Wednesday, September 24, 2008

A pretty tart and the relevent citation

Morning, Friends!

I have something lovely and full of fall inspiration to share with you today, easy peasy with a short cut but also not overwhelming without. I adapted the Pear Almond Tart below from a recipe in this past month's Food and Wine Magazine. I do so hope it brings a little sparkling pear to your autumnal table.

The review of this recipe reminded me of one of those things that can I think can really make or break food bloggers in general: They need to cite their credits. In the blogosphere, there are a lot of information hounds, like myself: Great readers of everything put on paper and blogged in the given subject range in which we are interested. I think it an important quality in bloggers, especially those like myself who have not had the benefit of culinary school and have learned largely from books and magazines, that they try to return credit for adapting recipes from their source. One blogger who I have always found is as honest as the day is long, is Orangette, whose blogging popularity is not at all crippled by the fact that she admits to learning from others.

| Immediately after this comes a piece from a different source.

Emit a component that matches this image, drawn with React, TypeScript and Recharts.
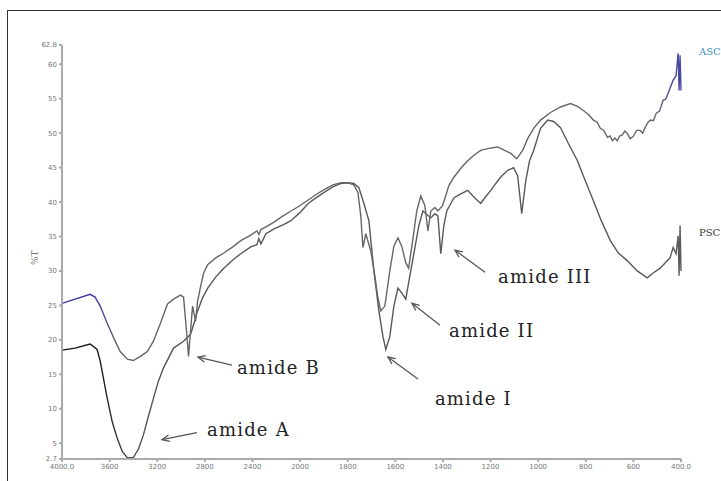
import React from 'react';
import { LineChart, Line, XAxis, YAxis, ReferenceDot } from 'recharts';

// FTIR spectra of ASC / PSC collagen, %T vs wavenumber (cm-1)
const ascWavenumber = [
  4000, 3890, 3764, 3722, 3679, 3620, 3561, 3511, 3451, 3401, 3342, 3283, 3232, 3173, 3114, 3063,
  3004, 2979, 2954, 2937, 2920, 2903, 2878, 2861, 2835, 2810, 2776, 2709, 2641, 2565, 2498, 2414,
  2363, 2346, 2329, 2287, 2219, 2143, 2076, 2000, 1966, 1933, 1899, 1862, 1828, 1799, 1774, 1757,
  1745, 1736, 1724, 1703, 1686, 1673, 1661, 1644, 1623, 1606, 1589, 1573, 1556, 1544, 1527, 1510,
  1493, 1476, 1463, 1451, 1434, 1421, 1401, 1375, 1354, 1325, 1296, 1266, 1241, 1208, 1170, 1141,
  1116, 1090, 1065, 1044, 1019, 990, 948, 906, 864, 835, 810, 789, 768, 752, 739, 724, 709, 698,
  688, 678, 668, 657, 647, 636, 626, 614, 601, 586, 572, 561, 551, 540, 529, 516, 504, 490, 475,
  465, 454, 443, 433, 421, 412, 408, 404, 400,
];
const ascT = [
  25.3, 25.9, 26.6, 26.2, 24.9, 22.4, 20.1, 18.3, 17.2, 17.0, 17.6, 18.3, 19.8, 22.4, 25.2, 25.9,
  26.5, 26.2, 21.3, 17.6, 21.3, 24.9, 22.7, 25.6, 27.8, 29.7, 30.9, 31.9, 32.6, 33.5, 34.4, 35.2,
  35.8, 35.3, 36.0, 36.4, 37.1, 38.0, 38.7, 39.5, 40.3, 41.1, 41.8, 42.5, 42.8, 42.8, 42.5, 41.4,
  38.0, 33.4, 35.4, 32.9, 29.3, 26.1, 24.2, 24.9, 30.0, 33.6, 34.8, 33.6, 31.2, 30.4, 34.4, 38.7,
  40.9, 39.5, 35.8, 38.7, 39.2, 38.7, 39.5, 42.4, 43.6, 44.9, 46.0, 46.9, 47.5, 47.8, 48.0, 47.5,
  47.1, 46.3, 47.5, 49.2, 50.7, 51.9, 53.0, 53.8, 54.3, 53.9, 53.3, 52.7, 51.9, 51.6, 50.7, 50.4,
  49.4, 49.6, 48.9, 49.3, 48.9, 49.6, 49.7, 50.3, 50.0, 49.2, 49.5, 50.4, 50.4, 50.0, 50.8, 51.5,
  51.9, 51.8, 52.9, 53.2, 54.8, 54.9, 55.8, 56.8, 57.7, 58.3, 61.6, 56.2, 61.3, 56.2,
];

const pscWavenumber = [
  4000, 3890, 3764, 3705, 3679, 3620, 3578, 3536, 3494, 3451, 3401, 3359, 3316, 3274, 3232, 3190,
  3148, 3063, 2979, 2920, 2886, 2861, 2819, 2776, 2709, 2641, 2565, 2498, 2414, 2363, 2346, 2329,
  2287, 2219, 2143, 2076, 2000, 1966, 1933, 1899, 1862, 1828, 1799, 1774, 1753, 1732, 1711, 1690,
  1669, 1652, 1640, 1623, 1606, 1589, 1573, 1556, 1539, 1522, 1501, 1484, 1468, 1451, 1434, 1421,
  1409, 1396, 1384, 1354, 1325, 1296, 1266, 1241, 1220, 1199, 1178, 1158, 1128, 1103, 1086, 1069,
  1052, 1036, 1019, 990, 960, 935, 906, 873, 835, 802, 768, 735, 697, 663, 626, 584, 542, 517, 487,
  466, 446, 433, 421, 412, 408, 404, 400,
];
const pscT = [
  18.5, 18.8, 19.4, 18.6, 16.9, 11.5, 8.1, 5.7, 3.8, 2.9, 2.9, 4.1, 6.2, 8.9, 11.5, 14.0,
  15.9, 18.8, 19.8, 20.8, 22.7, 24.2, 26.1, 27.5, 29.1, 30.4, 31.6, 32.5, 33.5, 33.8, 34.7, 33.9,
  35.4, 36.1, 36.7, 37.3, 38.5, 39.8, 40.6, 41.4, 42.2, 42.7, 42.8, 42.7, 42.1, 39.8, 37.3, 30.0,
  24.2, 20.5, 18.6, 20.5, 24.9, 27.5, 26.8, 25.9, 29.3, 32.5, 36.6, 38.7, 38.2, 37.7, 38.3, 38.0,
  32.5, 36.6, 38.7, 40.6, 41.2, 41.7, 40.6, 39.8, 40.8, 41.7, 42.7, 43.6, 44.6, 45.0, 43.8, 38.3,
  43.1, 46.0, 47.5, 50.7, 51.9, 51.7, 50.8, 48.5, 46.0, 43.1, 40.2, 37.3, 34.4, 32.6, 31.5, 30.0, 29.0, 29.7, 30.4,
  31.2, 31.9, 33.4, 32.5, 35.1, 29.3, 36.6, 30.0,
];

const xTicks = [4000, 3600, 3200, 2800, 2400, 2000, 1800, 1600, 1400, 1200, 1000, 800, 600, 400];
const yTicks = [2.7, 5, 10, 15, 20, 25, 30, 35, 40, 45, 50, 55, 60, 62.8];

const bandLabels = ['amide A', 'amide B', 'amide I', 'amide II', 'amide III'];
const bandWavenumber = [3160, 2858, 1631, 1530, 1349];
const bandT = [5.5, 17.5, 17.5, 25.3, 33.0];

const seriesNames = ['ASC', 'PSC'];
const seriesLabelT = [62.0, 35.7];

// pixel offsets for arrow tail and text, relative to arrow head
const bandLayout = [
  { tail: [35, -7], text: [45, -4] },
  { tail: [34, 8], text: [39, 17] },
  { tail: [30, 22], text: [47, 48] },
  { tail: [28, 22], text: [37, 34] },
  { tail: [30, 22], text: [43, 33] },
];

// instrument abscissa: scale doubles below 2000 cm-1
const toPos = (wn: number) => (wn >= 2000 ? (4000 - wn) / 2 : 1000 + (2000 - wn));
const fromPos = (p: number) => Math.round(p <= 1000 ? 4000 - 2 * p : 2000 - (p - 1000));

const ascData = ascWavenumber.map((wn, i) => ({ pos: toPos(wn), t: ascT[i] }));
const pscData = pscWavenumber.map((wn, i) => ({ pos: toPos(wn), t: pscT[i] }));

const ink = '#222';
const serif = '"DejaVu Serif", serif';

const BandArrow = (props: any) => {
  const { cx, cy, idx } = props;
  if (cx == null || cy == null) return null;
  const { tail, text } = bandLayout[idx];
  const tx = cx + tail[0];
  const ty = cy + tail[1];
  const ang = Math.atan2(ty - cy, tx - cx);
  const len = 8;
  const spread = 0.42;
  const h1x = cx + len * Math.cos(ang - spread);
  const h1y = cy + len * Math.sin(ang - spread);
  const h2x = cx + len * Math.cos(ang + spread);
  const h2y = cy + len * Math.sin(ang + spread);
  return (
    <g>
      <line x1={tx} y1={ty} x2={cx} y2={cy} stroke="#555" strokeWidth={1.3} />
      <polyline points={`${h1x},${h1y} ${cx},${cy} ${h2x},${h2y}`} fill="none" stroke="#555" strokeWidth={1.3} />
      <text x={cx + text[0]} y={cy + text[1]} fontFamily={serif} fontSize={18} letterSpacing={1.2} fill={ink}>
        {bandLabels[idx]}
      </text>
    </g>
  );
};

const SeriesTag = (props: any) => {
  const { cx, cy, idx } = props;
  if (cx == null || cy == null) return null;
  return (
    <text x={cx + 18} y={cy + 4} fontFamily={serif} fontSize={10} fill={idx === 0 ? '#3f8fbf' : '#333'}>
      {seriesNames[idx]}
    </text>
  );
};

const fmtX = (v: number) => {
  const wn = fromPos(v);
  return wn === 4000 || wn === 400 ? wn.toFixed(1) : String(wn);
};

export default function App() {
  return (
    <div style={{ position: 'absolute', left: 0, top: 0, width: 721, height: 481, background: '#fff', overflow: 'hidden' }}>
      <style>{'body{margin:0}'}</style>
      <div
        style={{
          position: 'absolute', left: 7, top: 10, width: 730, height: 490,
          borderTop: '1px solid #333', borderLeft: '1px solid #333',
        }}
      />
      <div style={{ position: 'absolute', left: 0, top: 0 }}>
        <LineChart width={721} height={481} margin={{ top: 45, right: 40, bottom: 2, left: 32 }}>
          <defs>
            <linearGradient id="ascStroke" x1="0" y1="0" x2="1" y2="0">
              <stop offset="0%" stopColor="#3535a8" />
              <stop offset="5%" stopColor="#3535a8" />
              <stop offset="9%" stopColor="#666" />
              <stop offset="96%" stopColor="#666" />
              <stop offset="98.5%" stopColor="#4848a0" />
              <stop offset="100%" stopColor="#4848a0" />
            </linearGradient>
            <linearGradient id="pscStroke" x1="0" y1="0" x2="1" y2="0">
              <stop offset="0%" stopColor="#111" />
              <stop offset="6%" stopColor="#1a1a1a" />
              <stop offset="12%" stopColor="#555" />
              <stop offset="100%" stopColor="#5a5a5a" />
            </linearGradient>
          </defs>
          <XAxis
            type="number"
            dataKey="pos"
            domain={[0, 2600]}
            ticks={xTicks.map(toPos)}
            tickFormatter={fmtX}
            interval={0}
            height={20}
            stroke="#aaa"
            strokeWidth={2}
            tickSize={3}
            tick={{ fill: '#777', fontSize: 7, fontFamily: 'DejaVu Sans' }}
          />
          <YAxis
            type="number"
            domain={[2.7, 62.8]}
            ticks={yTicks}
            interval={0}
            width={30}
            stroke="#aaa"
            strokeWidth={2}
            tickSize={3}
            tick={{ fill: '#777', fontSize: 7, fontFamily: 'DejaVu Sans' }}
            label={{ value: '%T', angle: -90, position: 'insideLeft', offset: 3, dy: 13, fontSize: 9, fill: '#777', fontFamily: serif }}
          />
          <Line data={pscData} dataKey="t" type="linear" dot={false} stroke="url(#pscStroke)" strokeWidth={1.4} isAnimationActive={false} />
          <Line data={ascData} dataKey="t" type="linear" dot={false} stroke="url(#ascStroke)" strokeWidth={1.4} isAnimationActive={false} />
          {bandLabels.map((lab, i) => (
            <ReferenceDot
              key={lab}
              x={toPos(bandWavenumber[i])}
              y={bandT[i]}
              ifOverflow="visible"
              shape={(p: any) => <BandArrow {...p} idx={i} />}
            />
          ))}
          {seriesNames.map((name, i) => (
            <ReferenceDot
              key={name}
              x={toPos(400)}
              y={seriesLabelT[i]}
              ifOverflow="visible"
              shape={(p: any) => <SeriesTag {...p} idx={i} />}
            />
          ))}
        </LineChart>
      </div>
    </div>
  );
}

Recently I noted another remarkably popular food blog which hacked a recipe virtually verbatim from a recent publication (which is okay - you know, whatever) of Gourmet Magazine, but failed to site Gourmet as her resource (totally and completely not okay). You know what happened next surely: That blog is off my reading list.

It's like this: If it ran in an American food publication in the last ten years, I have read it and likely saved it somewhere. It seems to me from the emails I receive that many of you readers have the same commitment to food publications. I don't mind if you use inspiration. Heck, I was fashion design, inspiration (aka knock off's) are the biggest section of the game from mid market to bottom. So, I get it. But you know, I was history major in college and ol' Professor Deasy there at Providence College (God protect him)... Well, he seared correct citation into our souls, not just for accuracy, but because when it is all said and done: For respect of another's hard work.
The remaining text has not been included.